Pengamat Hubungan Internasional: PSSI Lebih Tepat Mengacu Kepada Aturan FIFA Bukan Kepada Menpora

SuaraJakarta.co, JAKARTA – Persoalan sanksi FIFA terhadap PSSI menghasilkan pertanyaan baru: apakah di era yang sudah masuk ke dalam globalisasi ini, negara masih layak bersifat Totaliter mengatur semua hal termasuk urusan sepakbola? Apakah swasta dan pihak ketiga lainnya, tidak dapat ikut campur urusan yang menyangkut hajat hidup orang banyak seperti industri sepak bola? Lalu, dalam konteks sanksi terhadap PSSI, dimanakah sebenarnya posisi FIFA di dalam sebuah kedaulatan negara?.

Menurut pengamat hubungan internasional, Dr. Dinna Wisnu, saat ini dunia tidak lagi diatur sepenuhnya oleh sebuah kedaulatan negara, tetapi juga aktor-aktor non negara (non-state actors).

“termasuk dalam hal ini FIFA sebagai induk organisasi sepak bola internasional. Dalam bahasa politik luar negeri, FIFA adalah perujudan dari yang disebut Kedaulatan Baru (new sovereignity), “paparnya sebagaimana dikutip dari harian Seputar Indonesia, Rabu (3/6).

Menurutnya, gagasan tentang Kedaulatan Baru tersebut berangkat dari asumsi dan fakta bahwa dunia sudah terlalu rumit dan kompleks untuk hanya dapat diatur oleh negara per negara. Pengajar di universitas Paramadina Jakarta ini bahkan menambahkan bahwa di belakang layar industri, sepakbola telah berdiri ribuan pabrik besar hingga kecil yang mencakup jutaan pekerja.

“Bola atau sepatu yang digunakan para pemain di Liga Inggris kemungkinan diproduksi oleh buruh-buruh pabrik di Cikokol Tangerang yang mengimpor bahan baku murah dari China dengan pabrik yang menggunakan sistem dari India dan desainnya dibuat di Manchester, sementara kantor pusatnya berada di Jerman atau Amerika Serikat,” tambahnya.

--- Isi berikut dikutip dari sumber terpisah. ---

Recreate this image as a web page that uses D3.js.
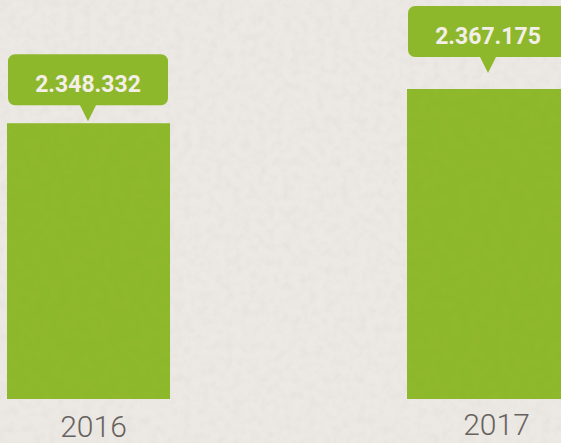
<!DOCTYPE html>
<html>
<head>
<meta charset="utf-8">
<script src="https://cdn.jsdelivr.net/npm/d3@7"></script>
<style>
  html, body { margin: 0; padding: 0; background: #ece8e3; overflow: hidden; }
</style>
</head>
<body>
<div id="chart"></div>
<script>
// data
var years = ["2016", "2017"];
var visitors = [2348332, 2367175];
var valueLabels = ["2.348.332", "2.367.175"];

var width = 561, height = 443;
var green = "#8eb82b";
var textGrey = "#656260";

var svg = d3.select("#chart").append("svg")
  .attr("width", width)
  .attr("height", height);

// paper texture
var defs = svg.append("defs");
var paper = defs.append("filter").attr("id", "paper")
  .attr("x", 0).attr("y", 0).attr("width", "100%").attr("height", "100%");
paper.append("feTurbulence").attr("type", "fractalNoise")
  .attr("baseFrequency", 0.12).attr("numOctaves", 3).attr("seed", 4);
paper.append("feColorMatrix").attr("type", "matrix")
  .attr("values", "0 0 0 0 0.6  0 0 0 0 0.57  0 0 0 0 0.53  0 0 0 -1.6 0.95");
var grain = defs.append("filter").attr("id", "grain")
  .attr("x", 0).attr("y", 0).attr("width", "100%").attr("height", "100%");
grain.append("feTurbulence").attr("type", "fractalNoise")
  .attr("baseFrequency", 0.1).attr("numOctaves", 2).attr("seed", 9);
grain.append("feColorMatrix").attr("type", "matrix")
  .attr("values", "0 0 0 0 0.35  0 0 0 0 0.5  0 0 0 0 0.05  0 0 0 -1.4 0.85");

svg.append("rect").attr("width", width).attr("height", height).attr("fill", "#ece8e3");
svg.append("rect").attr("width", width).attr("height", height)
  .attr("filter", "url(#paper)").attr("opacity", 0.22);

// scales (value axis does not start at zero)
var barW = 163, step = 400;
var x = d3.scaleBand()
  .domain(years)
  .range([7, 7 + step + barW])
  .paddingInner(1 - barW / step)
  .paddingOuter(0);
var y = d3.scaleLinear()
  .domain([2196500, 2367175])
  .range([399, 89]);

// bars
var bars = svg.append("g");
bars.selectAll("rect.bar").data(years)
  .enter().append("rect")
  .attr("class", "bar")
  .attr("x", function (d) { return x(d); })
  .attr("y", function (d, i) { return y(visitors[i]); })
  .attr("width", x.bandwidth())
  .attr("height", function (d, i) { return y.range()[0] - y(visitors[i]); })
  .attr("fill", green);

// callouts
var gaps = [18, 32];
var boxW = 160, boxH = 51, tipH = 16, tipW = 8, r = 7;
var callouts = svg.append("g").selectAll("g").data(years)
  .enter().append("g")
  .attr("transform", function (d, i) {
    var cx = x(d) + 1;
    var bottom = y(visitors[i]) - gaps[i];
    return "translate(" + cx + "," + (bottom - boxH) + ")";
  });

callouts.append("path")
  .attr("fill", green)
  .attr("d", function () {
    var p = d3.path();
    p.moveTo(r, 0);
    p.lineTo(boxW - r, 0);
    p.arcTo(boxW, 0, boxW, r, r);
    p.lineTo(boxW, boxH - r);
    p.arcTo(boxW, boxH, boxW - r, boxH, r);
    p.lineTo(boxW / 2 + tipW, boxH);
    p.lineTo(boxW / 2, boxH + tipH);
    p.lineTo(boxW / 2 - tipW, boxH);
    p.lineTo(r, boxH);
    p.arcTo(0, boxH, 0, boxH - r, r);
    p.lineTo(0, r);
    p.arcTo(0, 0, r, 0, r);
    p.closePath();
    return p.toString();
  });

callouts.append("text")
  .attr("x", boxW / 2)
  .attr("y", 38)
  .attr("text-anchor", "middle")
  .attr("fill", "#f3efe8")
  .attr("font-family", "Roboto, 'Open Sans', sans-serif")
  .attr("font-weight", 700)
  .attr("font-size", 23)
  .text(function (d, i) { return valueLabels[i]; });

// texture on green shapes
svg.append("g").selectAll("rect").data(years)
  .enter().append("rect")
  .attr("x", function (d) { return x(d); })
  .attr("y", function (d, i) { return y(visitors[i]); })
  .attr("width", x.bandwidth())
  .attr("height", function (d, i) { return y.range()[0] - y(visitors[i]); })
  .attr("filter", "url(#grain)")
  .attr("opacity", 0.2);

// year labels
var yearOffset = [5, 8];
svg.append("g").selectAll("text").data(years)
  .enter().append("text")
  .attr("x", function (d, i) { return x(d) + x.bandwidth() / 2 + yearOffset[i]; })
  .attr("y", function (d, i) { return i === 0 ? 437 : 435; })
  .attr("text-anchor", "middle")
  .attr("fill", textGrey)
  .attr("font-family", "Roboto, 'Open Sans', sans-serif")
  .attr("font-weight", 300)
  .attr("font-size", 30)
  .text(function (d) { return d; });
</script>
</body>
</html>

Konsekuensi dari adanya keterlibatan multi-lateral ini adalah menghadirkan kompetisi yang sehat dengan tidak adanya intervensi dari negara. Sehingga, kesepakatan internasional yang bersifat sukarela tanpa paksaan. Dengan kata lain, jika Indonesia sudah tergabung dalam FIFA secara sukarela, maka konsekuensinya adalah mematuhi aturan yang ada di FIFA.

“Sama seperti tidak ada yang memaksa Indonesia untuk menjadi penandatangan Konvensi Hak Sipil dan Politik, tetapi ketika sudah menandatanganinya, Indonesia harus patur dengan rekomendasi yang dikeluarkan oleh konvensi tersebut,” jelasnya.